» Work instructions:
Below are some records. Copy every line in them that holds "chart".

» Data provided:

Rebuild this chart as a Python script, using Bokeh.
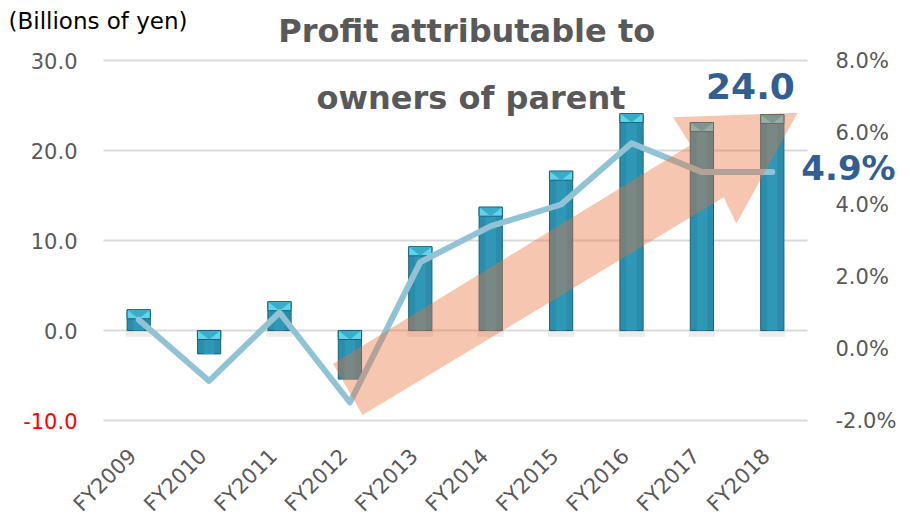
==
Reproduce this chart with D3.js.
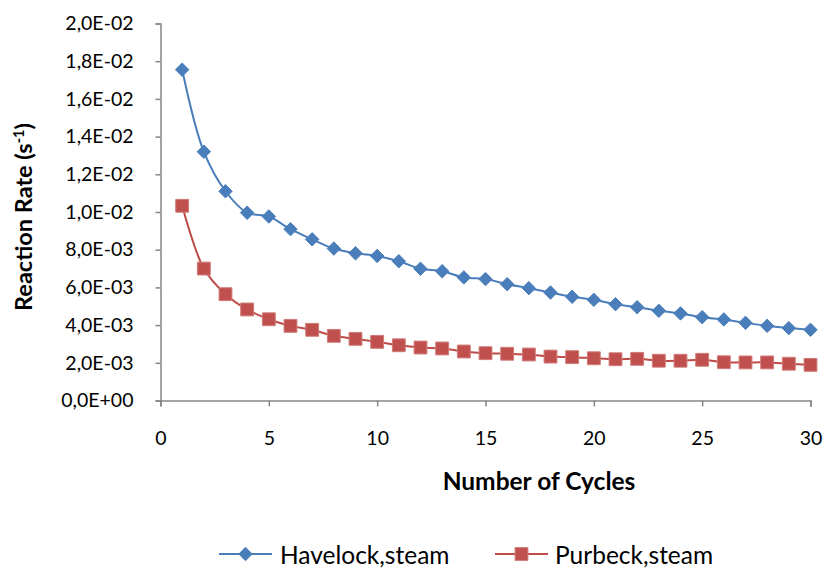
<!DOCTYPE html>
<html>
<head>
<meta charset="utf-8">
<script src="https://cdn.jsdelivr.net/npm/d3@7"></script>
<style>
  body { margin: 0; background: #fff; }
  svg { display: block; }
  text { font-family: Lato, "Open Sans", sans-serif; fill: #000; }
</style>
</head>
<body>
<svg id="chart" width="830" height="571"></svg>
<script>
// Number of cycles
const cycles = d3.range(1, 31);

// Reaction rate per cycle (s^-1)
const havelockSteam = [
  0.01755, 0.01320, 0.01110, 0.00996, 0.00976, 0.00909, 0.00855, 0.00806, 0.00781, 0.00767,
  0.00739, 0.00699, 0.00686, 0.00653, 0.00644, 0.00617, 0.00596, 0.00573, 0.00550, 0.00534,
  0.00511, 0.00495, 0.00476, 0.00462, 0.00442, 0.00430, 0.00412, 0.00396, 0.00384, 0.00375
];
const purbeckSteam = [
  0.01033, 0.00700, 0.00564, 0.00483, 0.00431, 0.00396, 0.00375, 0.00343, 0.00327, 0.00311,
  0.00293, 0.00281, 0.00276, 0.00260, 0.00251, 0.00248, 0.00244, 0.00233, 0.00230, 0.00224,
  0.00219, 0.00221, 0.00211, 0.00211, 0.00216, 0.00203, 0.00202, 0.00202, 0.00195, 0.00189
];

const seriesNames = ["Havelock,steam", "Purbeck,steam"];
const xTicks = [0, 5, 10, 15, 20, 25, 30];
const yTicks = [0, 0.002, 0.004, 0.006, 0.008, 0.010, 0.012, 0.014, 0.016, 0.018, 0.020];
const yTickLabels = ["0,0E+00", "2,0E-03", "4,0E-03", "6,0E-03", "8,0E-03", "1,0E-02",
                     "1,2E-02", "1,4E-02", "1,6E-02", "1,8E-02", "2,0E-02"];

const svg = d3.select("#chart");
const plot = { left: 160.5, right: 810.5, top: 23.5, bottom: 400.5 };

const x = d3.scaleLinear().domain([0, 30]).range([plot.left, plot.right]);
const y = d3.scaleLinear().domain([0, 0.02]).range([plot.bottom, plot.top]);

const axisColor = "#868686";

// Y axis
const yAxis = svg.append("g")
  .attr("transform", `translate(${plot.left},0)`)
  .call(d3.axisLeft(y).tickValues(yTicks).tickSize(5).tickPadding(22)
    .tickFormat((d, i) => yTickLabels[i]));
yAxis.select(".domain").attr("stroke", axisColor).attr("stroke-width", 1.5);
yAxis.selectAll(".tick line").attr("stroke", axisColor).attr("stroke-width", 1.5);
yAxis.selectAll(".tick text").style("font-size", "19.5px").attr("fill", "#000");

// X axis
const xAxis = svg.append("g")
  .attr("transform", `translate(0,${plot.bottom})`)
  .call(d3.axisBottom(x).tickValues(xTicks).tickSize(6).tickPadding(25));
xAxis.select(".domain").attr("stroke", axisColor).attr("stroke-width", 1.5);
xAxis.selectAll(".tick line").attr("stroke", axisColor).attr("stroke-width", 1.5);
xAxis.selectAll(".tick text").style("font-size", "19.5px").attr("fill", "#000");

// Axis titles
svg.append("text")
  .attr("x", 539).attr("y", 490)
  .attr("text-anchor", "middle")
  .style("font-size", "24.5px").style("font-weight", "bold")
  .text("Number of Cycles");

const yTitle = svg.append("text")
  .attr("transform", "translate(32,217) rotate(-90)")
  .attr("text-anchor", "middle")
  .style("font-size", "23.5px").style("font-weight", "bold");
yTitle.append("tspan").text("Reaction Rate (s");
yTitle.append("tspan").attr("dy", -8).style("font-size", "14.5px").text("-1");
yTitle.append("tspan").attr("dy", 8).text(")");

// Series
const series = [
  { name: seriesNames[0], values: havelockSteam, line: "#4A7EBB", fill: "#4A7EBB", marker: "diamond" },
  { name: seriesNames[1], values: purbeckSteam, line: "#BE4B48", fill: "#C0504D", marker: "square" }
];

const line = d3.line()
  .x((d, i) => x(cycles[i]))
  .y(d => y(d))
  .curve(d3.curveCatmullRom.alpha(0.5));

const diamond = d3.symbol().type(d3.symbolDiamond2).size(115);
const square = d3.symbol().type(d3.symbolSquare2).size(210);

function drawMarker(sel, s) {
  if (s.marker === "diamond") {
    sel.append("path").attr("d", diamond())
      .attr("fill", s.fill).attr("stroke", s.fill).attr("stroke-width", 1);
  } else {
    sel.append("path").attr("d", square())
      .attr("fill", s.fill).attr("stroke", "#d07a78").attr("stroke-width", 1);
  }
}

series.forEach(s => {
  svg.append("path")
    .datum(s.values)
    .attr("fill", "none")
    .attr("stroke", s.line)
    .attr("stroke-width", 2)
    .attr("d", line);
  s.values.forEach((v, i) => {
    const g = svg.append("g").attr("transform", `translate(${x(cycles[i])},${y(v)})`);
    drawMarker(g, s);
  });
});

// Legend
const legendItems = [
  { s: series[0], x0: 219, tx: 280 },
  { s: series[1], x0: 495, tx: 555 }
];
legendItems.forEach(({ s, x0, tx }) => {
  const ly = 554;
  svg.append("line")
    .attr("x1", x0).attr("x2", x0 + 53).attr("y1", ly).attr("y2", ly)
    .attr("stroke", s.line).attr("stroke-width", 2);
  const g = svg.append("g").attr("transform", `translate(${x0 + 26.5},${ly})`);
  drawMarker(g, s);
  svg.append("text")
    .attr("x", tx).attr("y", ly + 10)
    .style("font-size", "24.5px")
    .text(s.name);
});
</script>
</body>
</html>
==
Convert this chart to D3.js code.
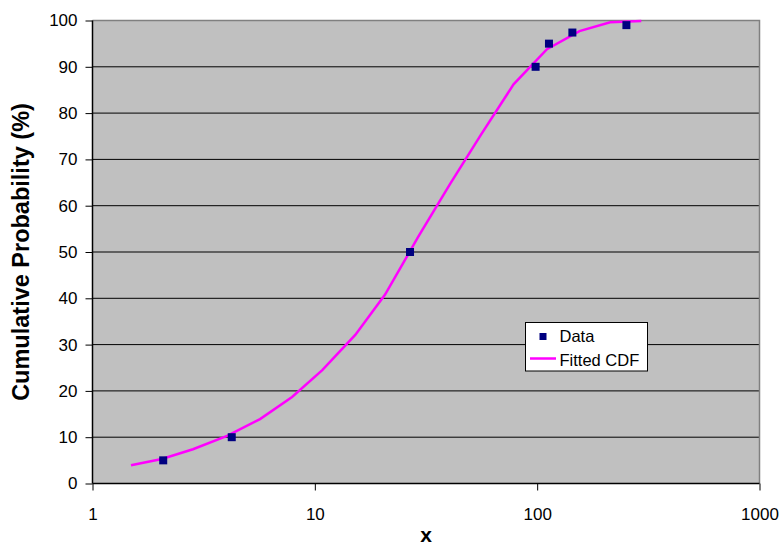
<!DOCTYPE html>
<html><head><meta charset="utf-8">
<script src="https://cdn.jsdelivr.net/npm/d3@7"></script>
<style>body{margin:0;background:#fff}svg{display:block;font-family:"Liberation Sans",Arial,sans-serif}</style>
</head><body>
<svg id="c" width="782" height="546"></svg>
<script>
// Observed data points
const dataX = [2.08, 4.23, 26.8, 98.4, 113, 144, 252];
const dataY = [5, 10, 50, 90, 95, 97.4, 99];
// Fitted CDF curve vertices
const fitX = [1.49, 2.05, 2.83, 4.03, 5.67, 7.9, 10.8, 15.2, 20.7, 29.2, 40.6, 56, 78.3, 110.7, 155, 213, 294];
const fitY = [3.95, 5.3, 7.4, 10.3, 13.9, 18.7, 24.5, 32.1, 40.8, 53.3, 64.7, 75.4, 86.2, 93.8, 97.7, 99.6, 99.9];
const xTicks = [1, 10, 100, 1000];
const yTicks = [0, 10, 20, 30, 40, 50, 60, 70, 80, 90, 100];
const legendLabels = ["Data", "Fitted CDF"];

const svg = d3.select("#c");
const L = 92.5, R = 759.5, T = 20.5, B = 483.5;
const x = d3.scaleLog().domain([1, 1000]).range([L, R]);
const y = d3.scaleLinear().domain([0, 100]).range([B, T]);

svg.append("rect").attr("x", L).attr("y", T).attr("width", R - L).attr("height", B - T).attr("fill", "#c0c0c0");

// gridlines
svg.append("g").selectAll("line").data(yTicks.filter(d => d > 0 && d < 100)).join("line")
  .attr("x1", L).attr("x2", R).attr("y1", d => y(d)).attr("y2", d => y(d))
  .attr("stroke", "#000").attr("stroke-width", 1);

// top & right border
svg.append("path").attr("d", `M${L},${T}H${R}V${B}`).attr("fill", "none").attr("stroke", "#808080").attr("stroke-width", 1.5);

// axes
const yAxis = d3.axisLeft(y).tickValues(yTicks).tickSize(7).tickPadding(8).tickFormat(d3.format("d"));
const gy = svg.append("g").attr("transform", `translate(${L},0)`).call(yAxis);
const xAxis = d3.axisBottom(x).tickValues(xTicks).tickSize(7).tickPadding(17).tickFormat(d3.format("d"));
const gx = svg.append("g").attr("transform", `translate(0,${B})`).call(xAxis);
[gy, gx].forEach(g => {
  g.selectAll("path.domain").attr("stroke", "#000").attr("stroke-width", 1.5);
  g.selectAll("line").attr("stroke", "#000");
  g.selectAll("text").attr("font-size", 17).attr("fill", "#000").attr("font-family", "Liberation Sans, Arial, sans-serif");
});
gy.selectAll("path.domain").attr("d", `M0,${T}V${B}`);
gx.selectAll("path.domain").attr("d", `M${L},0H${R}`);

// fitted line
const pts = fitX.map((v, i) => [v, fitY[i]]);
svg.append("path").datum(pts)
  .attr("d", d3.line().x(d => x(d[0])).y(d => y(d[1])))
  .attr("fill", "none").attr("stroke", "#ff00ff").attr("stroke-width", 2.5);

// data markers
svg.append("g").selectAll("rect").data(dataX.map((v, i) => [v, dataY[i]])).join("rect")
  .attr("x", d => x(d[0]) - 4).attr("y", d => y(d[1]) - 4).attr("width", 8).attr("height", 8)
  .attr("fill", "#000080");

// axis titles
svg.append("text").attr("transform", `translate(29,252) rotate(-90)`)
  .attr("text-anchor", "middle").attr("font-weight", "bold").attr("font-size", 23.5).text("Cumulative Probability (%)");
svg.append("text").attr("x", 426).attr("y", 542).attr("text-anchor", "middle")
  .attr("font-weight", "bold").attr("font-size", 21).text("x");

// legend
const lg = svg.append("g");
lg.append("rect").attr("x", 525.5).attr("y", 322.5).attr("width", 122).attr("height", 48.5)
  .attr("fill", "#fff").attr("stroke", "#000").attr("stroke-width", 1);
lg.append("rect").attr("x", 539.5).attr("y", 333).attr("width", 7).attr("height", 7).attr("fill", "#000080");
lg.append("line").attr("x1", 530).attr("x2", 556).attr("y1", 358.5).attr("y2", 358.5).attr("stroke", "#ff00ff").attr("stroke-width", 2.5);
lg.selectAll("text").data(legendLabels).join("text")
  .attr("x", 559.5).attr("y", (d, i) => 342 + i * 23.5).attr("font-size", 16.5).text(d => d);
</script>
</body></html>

» In response:
Rebuild this chart as a Python script, using Bokeh.
Reproduce this chart with D3.js.
<svg id="chart" width="830" height="571"></svg>
const svg = d3.select("#chart");
Convert this chart to D3.js code.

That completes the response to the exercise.